Almost immediately after enactment, gay advocates reported that the military services were engaged in a frantic witch hunt to root out suspected homos; thousands of lives were wrecked. Even when the country desperately needed language and other specialists after 9/11, the vigilantes continued to probe the private lives of the troops, looking for signs of forbidden, same-sex amours.
It was guaranteed that plenty would be found given the enormous appeal of the same-sex lifestyle typical of military service. All the intrusive campaigns to pretend that there were no fags and dykes in uniform were pointless and doomed to fail, but the pretense was important to preserve the military mystique and provide plenty of red meat to Christian fanatics in military careers.

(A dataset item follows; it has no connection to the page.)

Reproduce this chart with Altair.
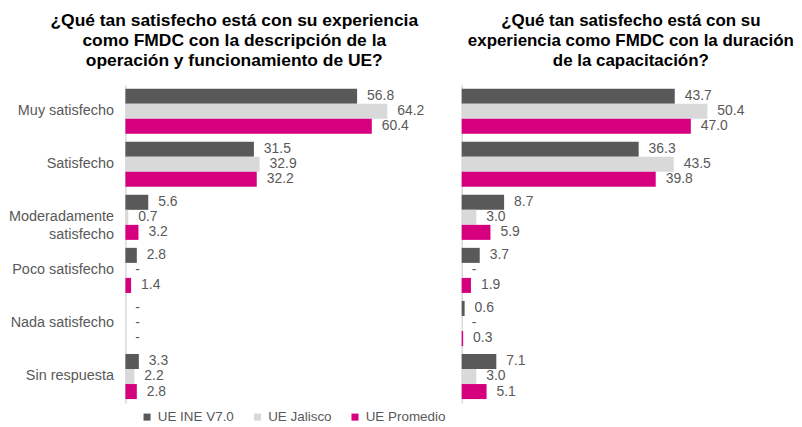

‘There are no homosexuals in the Navy’, said a gay acquaintance of mine in the 1970s after serving two years himself and, by his own description, ‘fucking everything that moved’ during his posting to the Philippines. DA/DT didn’t change that, but it did energize the commissars eager to harass those whom they suspected. Like all thought control systems, it could not wipe out homosexuality or dissident impulses, but it could suppress and pervert them and terrorize people into neurotic doublethink.
Obama will get some credit for the abolition of DA/DT, which he does not deserve. The true heroes of the repeal are its victims and the many advocates, from the late Leonard Matlovich to Dan Choi, who refused to be silenced and refused to give up during decades of abuse from the reactionaries and weaseling non-support from their supposed Democratic allies.
In typical fashion Obama stood aside while the social forces favoring repeal gathered force and overcame their adversaries. Things were ‘trending in the direction’ of repeal, Obama notoriously commented when asked why there had been no movement on the issue for the first two years of his presidency. As Maureen Dowd commented: Really inspiring, dude.
Unlike Ronald Reagan, one of Obama’s admired predecessors, who used his first days in office to fire union members with a stroke of the pen, Obama was unwilling to take unilateral action. Instead, he waited until the uniformed services themselves had grown tired of the failed policy and allowed it to collapse.
There is nothing admirable about the way the country has shucked off this disaster; all the political leadership has played an appalling role, from smiling Bill Clinton who creating it when he signed off on official discrimination in 1993 to demented John McCain and his strutting colleagues now eager to collect their revenge.
The men and women who demanded their dignity and rights and battled them all into submission should not share the achievement with anybody.